**GOAL:** Without including any images, repeat the data exactly.
# SOURCE MATERIAL start
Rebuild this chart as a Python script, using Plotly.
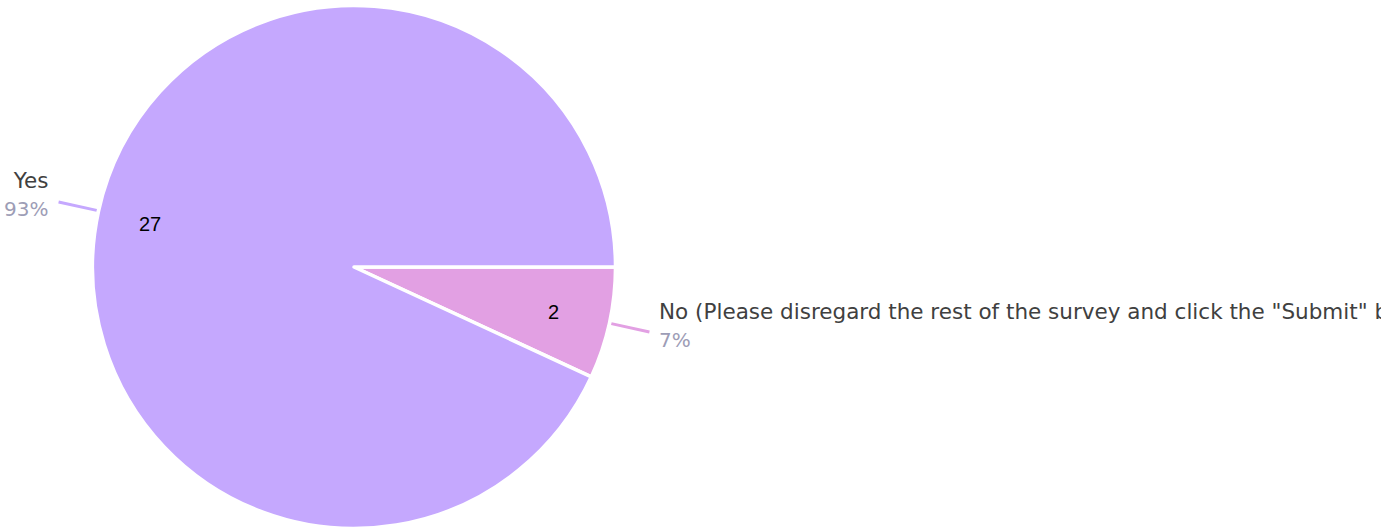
import math
import plotly.graph_objects as go

labels = ['No (Please disregard the rest of the survey and click the "Submit" button)', "Yes"]
values = [2, 27]
colors = ["#e2a0e3", "#c5a8fe"]

W, H = 1381, 529
CX, CY, R = 354, 267, 261.5

def px(x):
    return x / W

def py(y):
    return 1 - y / H

fig = go.Figure(go.Pie(
    labels=labels, values=values, sort=False, direction="clockwise", rotation=90,
    marker=dict(colors=colors, line=dict(color="white", width=3.5)),
    textinfo="none", hoverinfo="label+value+percent", showlegend=False,
    domain=dict(x=[px(CX - R), px(CX + R)], y=[py(CY + R), py(CY - R)]),
))

total = sum(values)
annotations, shapes = [], []
cum = 0.0
font_fam = "DejaVu Sans, Arial, sans-serif"
for lab, val, col in zip(labels, values, colors):
    span = 360.0 * val / total
    mid = math.radians(-(cum + span / 2))  # clockwise from 3 o'clock
    cum += span
    c, s = math.cos(mid), math.sin(mid)
    annotations.append(dict(x=px(CX + 0.79 * R * c - 2), y=py(CY - 0.79 * R * s + 1), xref="paper", yref="paper",
                            text=str(val), showarrow=False,
                            font=dict(family="Liberation Sans, Arial", size=20, color="#000"),
                            xanchor="center", yanchor="middle"))
    x1, y1 = CX + (R + 2) * c, CY - (R + 2) * s
    x2, y2 = CX + (R + 41) * c, CY - (R + 41) * s
    shapes.append(dict(type="line", xref="paper", yref="paper", x0=px(x1), y0=py(y1), x1=px(x2), y1=py(y2),
                       line=dict(color=col, width=3)))
    right = c >= 0
    tx = x2 + 8 if right else x2 - 9
    anchor = "left" if right else "right"
    pct = f"{round(100 * val / total)}%"
    annotations.append(dict(x=px(tx), y=py(y2 - 7), xref="paper", yref="paper",
                            text=f"{lab}<br><span style='color:#9d9db6;font-size:20px'>{pct}</span>",
                            showarrow=False, align=anchor,
                            font=dict(family=font_fam, size=21.5, color="#404040"),
                            xanchor=anchor, yanchor="middle"))

fig.update_layout(width=W, height=H, margin=dict(l=0, r=0, t=0, b=0), paper_bgcolor="white",
                  plot_bgcolor="white", annotations=annotations, shapes=shapes)
fig.write_html("out.html", config={"displayModeBar": False},
               post_script="document.body.style.margin='0';document.body.style.overflow='hidden';")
# SOURCE MATERIAL end
**RESULT OF THIS EXERCISE:**
Rebuild this chart as a Python script, using Plotly.
import math
import plotly.graph_objects as go

labels = ['No (Please disregard the rest of the survey and click the "Submit" button)', "Yes"]
values = [2, 27]
colors = ["#e2a0e3", "#c5a8fe"]

W, H = 1381, 529
CX, CY, R = 354, 267, 261.5

def px(x):
    return x / W

def py(y):
    return 1 - y / H

fig = go.Figure(go.Pie(
    labels=labels, values=values, sort=False, direction="clockwise", rotation=90,
    marker=dict(colors=colors, line=dict(color="white", width=3.5)),
    textinfo="none", hoverinfo="label+value+percent", showlegend=False,
    domain=dict(x=[px(CX - R), px(CX + R)], y=[py(CY + R), py(CY - R)]),
))

total = sum(values)
annotations, shapes = [], []
cum = 0.0
font_fam = "DejaVu Sans, Arial, sans-serif"
for lab, val, col in zip(labels, values, colors):
    span = 360.0 * val / total
    mid = math.radians(-(cum + span / 2))  # clockwise from 3 o'clock
    cum += span
    c, s = math.cos(mid), math.sin(mid)
    annotations.append(dict(x=px(CX + 0.79 * R * c - 2), y=py(CY - 0.79 * R * s + 1), xref="paper", yref="paper",
                            text=str(val), showarrow=False,
                            font=dict(family="Liberation Sans, Arial", size=20, color="#000"),
                            xanchor="center", yanchor="middle"))
    x1, y1 = CX + (R + 2) * c, CY - (R + 2) * s
    x2, y2 = CX + (R + 41) * c, CY - (R + 41) * s
    shapes.append(dict(type="line", xref="paper", yref="paper", x0=px(x1), y0=py(y1), x1=px(x2), y1=py(y2),
                       line=dict(color=col, width=3)))
    right = c >= 0
    tx = x2 + 8 if right else x2 - 9
    anchor = "left" if right else "right"
    pct = f"{round(100 * val / total)}%"
    annotations.append(dict(x=px(tx), y=py(y2 - 7), xref="paper", yref="paper",
                            text=f"{lab}<br><span style='color:#9d9db6;font-size:20px'>{pct}</span>",
                            showarrow=False, align=anchor,
                            font=dict(family=font_fam, size=21.5, color="#404040"),
                            xanchor=anchor, yanchor="middle"))

fig.update_layout(width=W, height=H, margin=dict(l=0, r=0, t=0, b=0), paper_bgcolor="white",
                  plot_bgcolor="white", annotations=annotations, shapes=shapes)
fig.write_html("out.html", config={"displayModeBar": False},
               post_script="document.body.style.margin='0';document.body.style.overflow='hidden';")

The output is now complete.